COSA (Cosa)
Città dell'Etruria marittima, su un diverticolo dell'Aurelia, nei pressi di Orbetello, su un colle a cono tronco nelle propaggini meridionali del Monte Argentaro. Virgilio (Aen., X, 167) la nomina tra le città etrusche, ma da Plinio (Nat. Hist., III, 8) sappiamo che Cosa apparteneva al territorio di Vulci, nel quale, dopo la conquista romana, fu dedotta una colonia latina (273 a. C.).
Nel 209 a. C. fu tra le colonie latine che diedero contingenti nella guerra punica e nel 199 e 196 vi furono dedotti altri coloni (Liv., XXVII, 10; XXXII, 2; XXXIII, 24). Ebbe la cittadinanza romana e divenne municipio al tempo della guerra sociale. Al tempo delle guerre civili Lucio Domizio Enobarbo, che possedeva su quella costa immensi latifondi, ne mosse ad occupare Marsiglia (Caes., Bell. Civ., I, 34). Al tempo di Rutilio Namaziano (Itin., I, 285-90), Cosa appariva già deserta, essendo stata verisimilmente devastata dai Visigoti di Alarico.

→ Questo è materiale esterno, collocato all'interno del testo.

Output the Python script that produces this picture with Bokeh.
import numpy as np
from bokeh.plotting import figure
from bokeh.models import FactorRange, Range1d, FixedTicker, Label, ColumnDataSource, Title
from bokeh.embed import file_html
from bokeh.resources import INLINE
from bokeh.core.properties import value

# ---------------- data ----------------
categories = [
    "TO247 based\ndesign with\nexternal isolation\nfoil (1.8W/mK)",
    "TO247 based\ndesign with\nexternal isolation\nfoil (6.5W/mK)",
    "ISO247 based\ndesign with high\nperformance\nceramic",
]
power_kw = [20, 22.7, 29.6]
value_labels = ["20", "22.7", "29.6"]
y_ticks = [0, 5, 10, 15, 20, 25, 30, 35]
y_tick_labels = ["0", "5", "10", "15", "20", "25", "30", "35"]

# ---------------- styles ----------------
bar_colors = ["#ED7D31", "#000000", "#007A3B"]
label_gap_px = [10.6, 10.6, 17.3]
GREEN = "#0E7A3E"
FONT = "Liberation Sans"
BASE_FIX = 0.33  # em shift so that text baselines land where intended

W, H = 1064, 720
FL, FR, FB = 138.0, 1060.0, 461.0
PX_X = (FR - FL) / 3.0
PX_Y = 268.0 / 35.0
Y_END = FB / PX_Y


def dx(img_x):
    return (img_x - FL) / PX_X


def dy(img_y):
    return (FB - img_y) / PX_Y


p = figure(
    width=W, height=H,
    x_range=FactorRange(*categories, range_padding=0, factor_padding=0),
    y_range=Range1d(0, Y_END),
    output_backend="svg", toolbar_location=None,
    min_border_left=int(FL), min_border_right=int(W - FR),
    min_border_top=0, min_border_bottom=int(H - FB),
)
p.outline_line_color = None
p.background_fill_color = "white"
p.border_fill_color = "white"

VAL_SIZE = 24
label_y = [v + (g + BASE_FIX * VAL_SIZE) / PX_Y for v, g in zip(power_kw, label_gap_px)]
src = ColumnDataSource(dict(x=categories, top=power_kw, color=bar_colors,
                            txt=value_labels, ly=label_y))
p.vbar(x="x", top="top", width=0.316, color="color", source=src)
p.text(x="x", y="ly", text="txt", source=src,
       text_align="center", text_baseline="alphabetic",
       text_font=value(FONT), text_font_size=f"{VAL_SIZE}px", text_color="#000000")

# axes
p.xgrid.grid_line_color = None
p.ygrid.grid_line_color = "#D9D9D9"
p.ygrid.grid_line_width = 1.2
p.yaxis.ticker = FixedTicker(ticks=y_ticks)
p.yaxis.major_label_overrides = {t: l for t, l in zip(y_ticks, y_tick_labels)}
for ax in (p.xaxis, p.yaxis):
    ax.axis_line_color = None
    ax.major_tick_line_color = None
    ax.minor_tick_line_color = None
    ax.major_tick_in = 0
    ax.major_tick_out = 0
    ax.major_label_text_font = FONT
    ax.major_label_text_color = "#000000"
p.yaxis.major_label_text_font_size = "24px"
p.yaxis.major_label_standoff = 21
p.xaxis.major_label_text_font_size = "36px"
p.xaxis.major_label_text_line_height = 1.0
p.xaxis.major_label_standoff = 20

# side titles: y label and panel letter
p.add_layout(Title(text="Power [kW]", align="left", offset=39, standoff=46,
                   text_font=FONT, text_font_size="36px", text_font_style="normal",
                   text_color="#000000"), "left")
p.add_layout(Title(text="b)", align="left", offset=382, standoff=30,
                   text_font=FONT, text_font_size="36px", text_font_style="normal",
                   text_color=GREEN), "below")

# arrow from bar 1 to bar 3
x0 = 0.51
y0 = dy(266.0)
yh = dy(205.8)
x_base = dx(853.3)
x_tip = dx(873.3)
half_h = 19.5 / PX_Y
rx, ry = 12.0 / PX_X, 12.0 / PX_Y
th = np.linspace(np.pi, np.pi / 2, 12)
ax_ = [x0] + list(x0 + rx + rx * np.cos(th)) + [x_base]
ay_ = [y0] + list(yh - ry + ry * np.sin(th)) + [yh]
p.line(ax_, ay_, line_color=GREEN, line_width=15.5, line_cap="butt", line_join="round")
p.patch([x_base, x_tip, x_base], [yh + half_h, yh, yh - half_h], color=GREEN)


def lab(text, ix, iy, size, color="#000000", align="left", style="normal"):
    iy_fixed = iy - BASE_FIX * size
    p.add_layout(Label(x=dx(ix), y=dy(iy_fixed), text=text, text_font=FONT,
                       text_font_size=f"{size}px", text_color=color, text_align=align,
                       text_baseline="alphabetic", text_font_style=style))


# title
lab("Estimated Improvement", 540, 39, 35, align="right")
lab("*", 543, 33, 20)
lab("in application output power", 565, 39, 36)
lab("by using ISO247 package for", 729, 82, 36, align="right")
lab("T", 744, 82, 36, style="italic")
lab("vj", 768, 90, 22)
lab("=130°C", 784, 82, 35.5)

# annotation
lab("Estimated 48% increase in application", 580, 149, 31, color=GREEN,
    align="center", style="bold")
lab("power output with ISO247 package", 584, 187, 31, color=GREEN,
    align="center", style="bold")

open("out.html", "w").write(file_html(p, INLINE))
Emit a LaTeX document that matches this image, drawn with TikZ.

Nelle vicinanze era il Porto Cosano, importante per le comunicazioni con la Corsica e la Sardegna, e lungo la costa, nel luogo detto Bagni o Grotte della Regina, esistono tuttora importanti lavori sulla roccia, che dovevano avere ufficio di vivai di pesce.

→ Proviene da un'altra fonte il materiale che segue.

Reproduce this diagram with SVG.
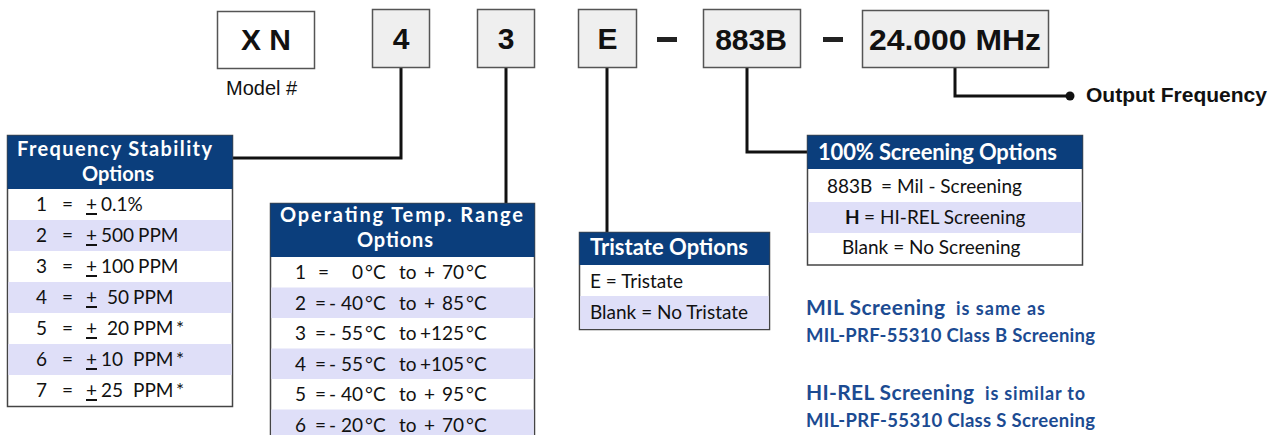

Della città avanza, assai ben conservata, la cinta di mura, di opera poligonale, di pianta quadrangolare, di un miglio circa di circuito, con 14 torri e 3 porte; rimonta al secolo V-IV a. C.
Nell'alto Medioevo, forse nel sec. IX, sorse sul luogo un centro abitato che ebbe nome Ansedonia, poi la città ritornò definitivamente deserta.

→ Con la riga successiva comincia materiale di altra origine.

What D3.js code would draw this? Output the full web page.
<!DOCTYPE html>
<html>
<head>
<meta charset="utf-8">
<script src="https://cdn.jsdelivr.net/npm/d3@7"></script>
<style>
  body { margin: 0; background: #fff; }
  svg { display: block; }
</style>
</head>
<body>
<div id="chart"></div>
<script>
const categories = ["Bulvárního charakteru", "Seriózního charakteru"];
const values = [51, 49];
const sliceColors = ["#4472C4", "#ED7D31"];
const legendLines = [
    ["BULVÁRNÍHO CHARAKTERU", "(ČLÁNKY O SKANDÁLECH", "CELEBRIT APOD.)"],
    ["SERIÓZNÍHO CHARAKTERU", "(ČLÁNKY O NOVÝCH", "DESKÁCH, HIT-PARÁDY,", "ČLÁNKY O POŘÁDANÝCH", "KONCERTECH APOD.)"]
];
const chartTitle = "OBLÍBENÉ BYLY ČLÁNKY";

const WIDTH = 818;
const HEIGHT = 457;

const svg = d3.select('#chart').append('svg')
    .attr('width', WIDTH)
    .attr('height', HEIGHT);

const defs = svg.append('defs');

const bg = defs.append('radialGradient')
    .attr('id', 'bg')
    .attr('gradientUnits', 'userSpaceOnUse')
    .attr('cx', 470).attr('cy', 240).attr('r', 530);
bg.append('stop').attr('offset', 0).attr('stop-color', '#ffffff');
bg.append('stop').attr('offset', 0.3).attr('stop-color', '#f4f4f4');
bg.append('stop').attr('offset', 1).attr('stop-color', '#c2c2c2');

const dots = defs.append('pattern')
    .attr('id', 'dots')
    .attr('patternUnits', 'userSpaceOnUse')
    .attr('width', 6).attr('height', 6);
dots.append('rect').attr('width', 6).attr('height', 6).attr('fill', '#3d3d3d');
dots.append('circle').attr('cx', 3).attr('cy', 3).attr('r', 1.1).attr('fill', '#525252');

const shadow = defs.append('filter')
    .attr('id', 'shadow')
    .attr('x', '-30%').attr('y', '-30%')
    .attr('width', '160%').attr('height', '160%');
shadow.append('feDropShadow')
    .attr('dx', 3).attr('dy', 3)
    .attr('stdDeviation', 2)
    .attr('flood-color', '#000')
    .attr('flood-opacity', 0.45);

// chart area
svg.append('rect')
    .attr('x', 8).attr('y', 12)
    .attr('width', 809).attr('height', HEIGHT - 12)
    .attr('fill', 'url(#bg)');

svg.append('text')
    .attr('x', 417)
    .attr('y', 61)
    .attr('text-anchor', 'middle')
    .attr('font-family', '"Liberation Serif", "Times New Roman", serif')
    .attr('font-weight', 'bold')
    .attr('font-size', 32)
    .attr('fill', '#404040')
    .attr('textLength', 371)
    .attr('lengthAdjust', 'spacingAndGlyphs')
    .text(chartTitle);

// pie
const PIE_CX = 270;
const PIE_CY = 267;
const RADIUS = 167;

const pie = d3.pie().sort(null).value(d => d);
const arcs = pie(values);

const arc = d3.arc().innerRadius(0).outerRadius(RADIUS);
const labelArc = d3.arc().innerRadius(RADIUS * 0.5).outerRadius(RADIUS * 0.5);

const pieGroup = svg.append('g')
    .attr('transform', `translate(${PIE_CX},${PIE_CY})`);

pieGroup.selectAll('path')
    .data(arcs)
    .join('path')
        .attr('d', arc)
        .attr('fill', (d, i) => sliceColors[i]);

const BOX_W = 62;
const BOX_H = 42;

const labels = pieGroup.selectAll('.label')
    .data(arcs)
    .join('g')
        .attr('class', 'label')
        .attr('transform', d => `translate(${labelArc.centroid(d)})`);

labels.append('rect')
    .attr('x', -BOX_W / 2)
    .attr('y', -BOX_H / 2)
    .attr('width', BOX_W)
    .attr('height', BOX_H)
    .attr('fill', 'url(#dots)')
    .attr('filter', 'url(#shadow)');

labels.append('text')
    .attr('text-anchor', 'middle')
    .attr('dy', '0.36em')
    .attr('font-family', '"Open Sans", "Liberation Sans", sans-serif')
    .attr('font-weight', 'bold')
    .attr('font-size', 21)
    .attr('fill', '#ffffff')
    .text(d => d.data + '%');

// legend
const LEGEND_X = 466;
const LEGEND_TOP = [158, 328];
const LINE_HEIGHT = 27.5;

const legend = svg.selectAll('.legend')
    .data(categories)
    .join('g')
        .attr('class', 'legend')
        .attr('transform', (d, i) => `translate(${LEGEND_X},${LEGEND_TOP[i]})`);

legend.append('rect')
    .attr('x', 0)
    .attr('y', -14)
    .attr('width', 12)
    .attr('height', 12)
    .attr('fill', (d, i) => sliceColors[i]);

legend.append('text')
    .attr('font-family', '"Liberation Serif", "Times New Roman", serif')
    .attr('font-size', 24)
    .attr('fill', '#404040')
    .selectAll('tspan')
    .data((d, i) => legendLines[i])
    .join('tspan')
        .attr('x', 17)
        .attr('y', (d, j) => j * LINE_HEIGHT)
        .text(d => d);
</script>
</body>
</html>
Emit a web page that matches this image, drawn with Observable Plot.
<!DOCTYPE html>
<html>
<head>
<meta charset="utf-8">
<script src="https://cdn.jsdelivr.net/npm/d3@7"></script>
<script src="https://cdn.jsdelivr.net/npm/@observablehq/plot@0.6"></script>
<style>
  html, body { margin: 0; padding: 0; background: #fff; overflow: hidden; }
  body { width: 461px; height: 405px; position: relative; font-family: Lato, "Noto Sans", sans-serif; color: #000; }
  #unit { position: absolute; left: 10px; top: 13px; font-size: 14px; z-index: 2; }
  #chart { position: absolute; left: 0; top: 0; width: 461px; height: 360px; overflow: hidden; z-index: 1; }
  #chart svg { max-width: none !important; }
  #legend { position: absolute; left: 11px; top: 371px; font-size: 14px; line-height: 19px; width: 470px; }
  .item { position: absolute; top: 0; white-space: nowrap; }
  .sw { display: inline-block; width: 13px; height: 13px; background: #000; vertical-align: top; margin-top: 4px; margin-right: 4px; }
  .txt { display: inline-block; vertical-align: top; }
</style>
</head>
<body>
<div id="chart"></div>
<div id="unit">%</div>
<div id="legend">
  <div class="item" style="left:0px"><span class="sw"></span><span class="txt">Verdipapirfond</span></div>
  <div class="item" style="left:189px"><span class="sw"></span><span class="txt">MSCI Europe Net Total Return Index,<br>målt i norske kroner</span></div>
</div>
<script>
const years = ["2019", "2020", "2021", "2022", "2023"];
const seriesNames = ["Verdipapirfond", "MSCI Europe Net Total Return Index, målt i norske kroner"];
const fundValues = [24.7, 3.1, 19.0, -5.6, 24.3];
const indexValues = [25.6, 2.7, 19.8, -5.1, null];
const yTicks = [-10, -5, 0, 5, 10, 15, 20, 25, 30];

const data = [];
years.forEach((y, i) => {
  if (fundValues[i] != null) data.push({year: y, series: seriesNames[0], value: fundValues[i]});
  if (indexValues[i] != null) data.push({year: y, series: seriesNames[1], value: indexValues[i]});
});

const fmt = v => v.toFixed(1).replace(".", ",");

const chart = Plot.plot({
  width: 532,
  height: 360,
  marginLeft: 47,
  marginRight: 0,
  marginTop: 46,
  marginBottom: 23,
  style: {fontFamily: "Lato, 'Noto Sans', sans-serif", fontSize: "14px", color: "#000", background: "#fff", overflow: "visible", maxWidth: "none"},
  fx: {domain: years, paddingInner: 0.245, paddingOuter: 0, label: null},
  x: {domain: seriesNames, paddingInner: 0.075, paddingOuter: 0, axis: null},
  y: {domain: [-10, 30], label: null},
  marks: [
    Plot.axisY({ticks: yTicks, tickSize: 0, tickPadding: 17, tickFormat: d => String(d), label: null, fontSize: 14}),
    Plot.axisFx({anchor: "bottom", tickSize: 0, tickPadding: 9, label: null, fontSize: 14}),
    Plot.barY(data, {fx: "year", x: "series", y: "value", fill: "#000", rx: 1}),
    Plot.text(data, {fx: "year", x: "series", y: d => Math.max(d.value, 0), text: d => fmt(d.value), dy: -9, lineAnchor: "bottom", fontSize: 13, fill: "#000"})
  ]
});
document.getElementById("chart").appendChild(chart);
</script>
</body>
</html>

Bibl.: K. Miller, Itin. Rom., Stoccarda 1916, p. 245; G. Dennis, Cities and cemeteries of Etruria, II, pp. 245-61; G. Micali, Mon. per servire alla storia d'antichi popoli italiani, tav. IV; F. Noack, in Röm. Mitt., 1897, p. 193 segg.; Corpus Inscr. Lat., XI, pp. 2634-43.